Pictures stay out of the copy; set down each line of the listing below exactly.

── Given material ──

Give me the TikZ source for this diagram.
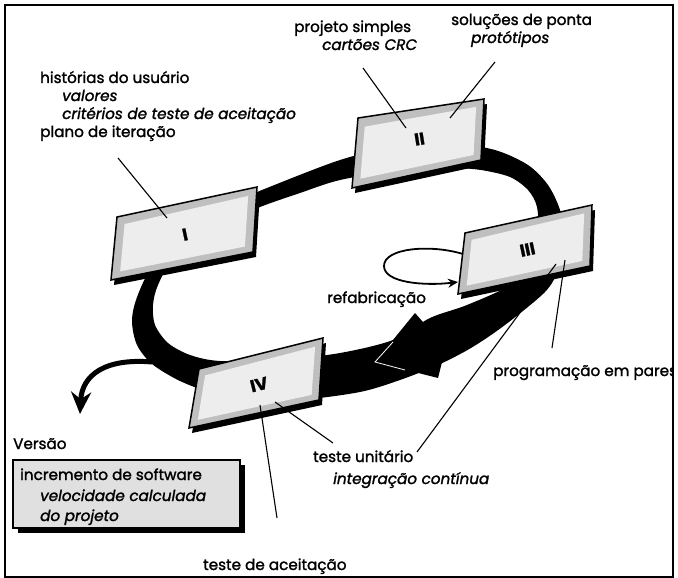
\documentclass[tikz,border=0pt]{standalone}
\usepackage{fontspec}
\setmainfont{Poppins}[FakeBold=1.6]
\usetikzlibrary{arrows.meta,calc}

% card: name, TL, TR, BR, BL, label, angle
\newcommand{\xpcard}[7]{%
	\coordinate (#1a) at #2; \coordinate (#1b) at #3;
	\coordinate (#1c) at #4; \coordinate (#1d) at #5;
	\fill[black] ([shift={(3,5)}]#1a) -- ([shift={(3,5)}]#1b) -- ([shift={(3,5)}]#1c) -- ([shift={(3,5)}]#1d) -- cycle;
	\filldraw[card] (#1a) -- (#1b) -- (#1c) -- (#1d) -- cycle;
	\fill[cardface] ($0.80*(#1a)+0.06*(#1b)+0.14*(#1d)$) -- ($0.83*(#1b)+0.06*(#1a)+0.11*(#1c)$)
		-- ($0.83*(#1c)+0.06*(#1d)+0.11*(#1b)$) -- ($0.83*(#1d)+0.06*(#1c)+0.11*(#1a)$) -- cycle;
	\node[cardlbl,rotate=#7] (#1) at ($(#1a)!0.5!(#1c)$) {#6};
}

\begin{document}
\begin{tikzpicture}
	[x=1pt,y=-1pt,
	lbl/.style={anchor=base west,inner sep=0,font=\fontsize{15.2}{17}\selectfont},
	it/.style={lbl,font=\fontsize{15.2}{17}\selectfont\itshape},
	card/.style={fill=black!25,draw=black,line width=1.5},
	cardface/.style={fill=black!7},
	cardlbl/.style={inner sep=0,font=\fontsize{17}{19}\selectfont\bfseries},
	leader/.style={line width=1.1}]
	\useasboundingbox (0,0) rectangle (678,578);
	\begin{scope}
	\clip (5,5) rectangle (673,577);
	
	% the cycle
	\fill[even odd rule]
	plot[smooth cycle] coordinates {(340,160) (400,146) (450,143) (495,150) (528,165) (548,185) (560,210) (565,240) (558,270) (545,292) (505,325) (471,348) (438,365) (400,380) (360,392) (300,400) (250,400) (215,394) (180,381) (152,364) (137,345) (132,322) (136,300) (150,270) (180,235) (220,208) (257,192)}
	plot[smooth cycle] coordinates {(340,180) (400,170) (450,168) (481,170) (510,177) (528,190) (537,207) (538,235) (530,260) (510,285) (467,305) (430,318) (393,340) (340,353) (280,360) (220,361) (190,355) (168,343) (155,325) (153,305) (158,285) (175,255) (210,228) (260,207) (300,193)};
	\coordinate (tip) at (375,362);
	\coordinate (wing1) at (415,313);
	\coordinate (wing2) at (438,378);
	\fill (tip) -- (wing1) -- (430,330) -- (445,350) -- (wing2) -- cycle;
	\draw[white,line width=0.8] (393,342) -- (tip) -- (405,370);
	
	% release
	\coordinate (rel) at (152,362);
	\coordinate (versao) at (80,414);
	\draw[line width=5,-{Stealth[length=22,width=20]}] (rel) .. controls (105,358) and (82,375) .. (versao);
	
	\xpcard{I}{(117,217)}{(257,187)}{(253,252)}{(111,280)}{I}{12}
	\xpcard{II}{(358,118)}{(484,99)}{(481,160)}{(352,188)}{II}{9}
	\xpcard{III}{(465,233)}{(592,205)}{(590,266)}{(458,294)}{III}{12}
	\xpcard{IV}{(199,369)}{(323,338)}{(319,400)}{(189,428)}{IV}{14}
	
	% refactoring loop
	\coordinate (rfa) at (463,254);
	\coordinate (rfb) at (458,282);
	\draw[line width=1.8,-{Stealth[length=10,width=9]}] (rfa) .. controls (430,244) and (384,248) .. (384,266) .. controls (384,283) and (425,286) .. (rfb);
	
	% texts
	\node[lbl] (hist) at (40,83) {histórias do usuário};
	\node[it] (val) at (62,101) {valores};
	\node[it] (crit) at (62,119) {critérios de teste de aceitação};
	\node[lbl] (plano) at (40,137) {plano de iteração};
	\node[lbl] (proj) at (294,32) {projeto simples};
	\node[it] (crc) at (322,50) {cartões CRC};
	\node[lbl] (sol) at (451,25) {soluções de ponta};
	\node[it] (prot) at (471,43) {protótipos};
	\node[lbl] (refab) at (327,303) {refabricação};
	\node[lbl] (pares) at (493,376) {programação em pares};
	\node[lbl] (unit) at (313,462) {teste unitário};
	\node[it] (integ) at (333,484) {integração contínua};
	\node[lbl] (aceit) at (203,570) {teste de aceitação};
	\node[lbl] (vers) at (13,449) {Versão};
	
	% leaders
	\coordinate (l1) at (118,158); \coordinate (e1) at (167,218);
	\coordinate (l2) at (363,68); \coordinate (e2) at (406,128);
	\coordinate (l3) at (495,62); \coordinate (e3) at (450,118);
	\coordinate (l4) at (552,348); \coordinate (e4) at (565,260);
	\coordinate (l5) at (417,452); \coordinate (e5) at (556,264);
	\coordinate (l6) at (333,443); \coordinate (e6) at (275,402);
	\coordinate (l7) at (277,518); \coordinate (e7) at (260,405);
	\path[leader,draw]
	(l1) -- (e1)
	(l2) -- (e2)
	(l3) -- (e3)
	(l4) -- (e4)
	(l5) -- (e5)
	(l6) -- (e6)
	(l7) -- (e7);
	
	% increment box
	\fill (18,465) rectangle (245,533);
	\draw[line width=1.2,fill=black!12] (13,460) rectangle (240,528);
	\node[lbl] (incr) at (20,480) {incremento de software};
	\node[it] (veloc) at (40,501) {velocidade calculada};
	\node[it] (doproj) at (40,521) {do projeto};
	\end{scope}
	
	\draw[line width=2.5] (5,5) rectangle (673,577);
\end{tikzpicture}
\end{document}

───

Response to the exercise:
Give me the TikZ source for this diagram.
\documentclass[tikz,border=0pt]{standalone}
\usepackage{fontspec}
\setmainfont{Poppins}[FakeBold=1.6]
\usetikzlibrary{arrows.meta,calc}

% card: name, TL, TR, BR, BL, label, angle
\newcommand{\xpcard}[7]{%
	\coordinate (#1a) at #2; \coordinate (#1b) at #3;
	\coordinate (#1c) at #4; \coordinate (#1d) at #5;
	\fill[black] ([shift={(3,5)}]#1a) -- ([shift={(3,5)}]#1b) -- ([shift={(3,5)}]#1c) -- ([shift={(3,5)}]#1d) -- cycle;
	\filldraw[card] (#1a) -- (#1b) -- (#1c) -- (#1d) -- cycle;
	\fill[cardface] ($0.80*(#1a)+0.06*(#1b)+0.14*(#1d)$) -- ($0.83*(#1b)+0.06*(#1a)+0.11*(#1c)$)
		-- ($0.83*(#1c)+0.06*(#1d)+0.11*(#1b)$) -- ($0.83*(#1d)+0.06*(#1c)+0.11*(#1a)$) -- cycle;
	\node[cardlbl,rotate=#7] (#1) at ($(#1a)!0.5!(#1c)$) {#6};
}

\begin{document}
\begin{tikzpicture}
	[x=1pt,y=-1pt,
	lbl/.style={anchor=base west,inner sep=0,font=\fontsize{15.2}{17}\selectfont},
	it/.style={lbl,font=\fontsize{15.2}{17}\selectfont\itshape},
	card/.style={fill=black!25,draw=black,line width=1.5},
	cardface/.style={fill=black!7},
	cardlbl/.style={inner sep=0,font=\fontsize{17}{19}\selectfont\bfseries},
	leader/.style={line width=1.1}]
	\useasboundingbox (0,0) rectangle (678,578);
	\begin{scope}
	\clip (5,5) rectangle (673,577);
	
	% the cycle
	\fill[even odd rule]
	plot[smooth cycle] coordinates {(340,160) (400,146) (450,143) (495,150) (528,165) (548,185) (560,210) (565,240) (558,270) (545,292) (505,325) (471,348) (438,365) (400,380) (360,392) (300,400) (250,400) (215,394) (180,381) (152,364) (137,345) (132,322) (136,300) (150,270) (180,235) (220,208) (257,192)}
	plot[smooth cycle] coordinates {(340,180) (400,170) (450,168) (481,170) (510,177) (528,190) (537,207) (538,235) (530,260) (510,285) (467,305) (430,318) (393,340) (340,353) (280,360) (220,361) (190,355) (168,343) (155,325) (153,305) (158,285) (175,255) (210,228) (260,207) (300,193)};
	\coordinate (tip) at (375,362);
	\coordinate (wing1) at (415,313);
	\coordinate (wing2) at (438,378);
	\fill (tip) -- (wing1) -- (430,330) -- (445,350) -- (wing2) -- cycle;
	\draw[white,line width=0.8] (393,342) -- (tip) -- (405,370);
	
	% release
	\coordinate (rel) at (152,362);
	\coordinate (versao) at (80,414);
	\draw[line width=5,-{Stealth[length=22,width=20]}] (rel) .. controls (105,358) and (82,375) .. (versao);
	
	\xpcard{I}{(117,217)}{(257,187)}{(253,252)}{(111,280)}{I}{12}
	\xpcard{II}{(358,118)}{(484,99)}{(481,160)}{(352,188)}{II}{9}
	\xpcard{III}{(465,233)}{(592,205)}{(590,266)}{(458,294)}{III}{12}
	\xpcard{IV}{(199,369)}{(323,338)}{(319,400)}{(189,428)}{IV}{14}
	
	% refactoring loop
	\coordinate (rfa) at (463,254);
	\coordinate (rfb) at (458,282);
	\draw[line width=1.8,-{Stealth[length=10,width=9]}] (rfa) .. controls (430,244) and (384,248) .. (384,266) .. controls (384,283) and (425,286) .. (rfb);
	
	% texts
	\node[lbl] (hist) at (40,83) {histórias do usuário};
	\node[it] (val) at (62,101) {valores};
	\node[it] (crit) at (62,119) {critérios de teste de aceitação};
	\node[lbl] (plano) at (40,137) {plano de iteração};
	\node[lbl] (proj) at (294,32) {projeto simples};
	\node[it] (crc) at (322,50) {cartões CRC};
	\node[lbl] (sol) at (451,25) {soluções de ponta};
	\node[it] (prot) at (471,43) {protótipos};
	\node[lbl] (refab) at (327,303) {refabricação};
	\node[lbl] (pares) at (493,376) {programação em pares};
	\node[lbl] (unit) at (313,462) {teste unitário};
	\node[it] (integ) at (333,484) {integração contínua};
	\node[lbl] (aceit) at (203,570) {teste de aceitação};
	\node[lbl] (vers) at (13,449) {Versão};
	
	% leaders
	\coordinate (l1) at (118,158); \coordinate (e1) at (167,218);
	\coordinate (l2) at (363,68); \coordinate (e2) at (406,128);
	\coordinate (l3) at (495,62); \coordinate (e3) at (450,118);
	\coordinate (l4) at (552,348); \coordinate (e4) at (565,260);
	\coordinate (l5) at (417,452); \coordinate (e5) at (556,264);
	\coordinate (l6) at (333,443); \coordinate (e6) at (275,402);
	\coordinate (l7) at (277,518); \coordinate (e7) at (260,405);
	\path[leader,draw]
	(l1) -- (e1)
	(l2) -- (e2)
	(l3) -- (e3)
	(l4) -- (e4)
	(l5) -- (e5)
	(l6) -- (e6)
	(l7) -- (e7);
	
	% increment box
	\fill (18,465) rectangle (245,533);
	\draw[line width=1.2,fill=black!12] (13,460) rectangle (240,528);
	\node[lbl] (incr) at (20,480) {incremento de software};
	\node[it] (veloc) at (40,501) {velocidade calculada};
	\node[it] (doproj) at (40,521) {do projeto};
	\end{scope}
	
	\draw[line width=2.5] (5,5) rectangle (673,577);
\end{tikzpicture}
\end{document}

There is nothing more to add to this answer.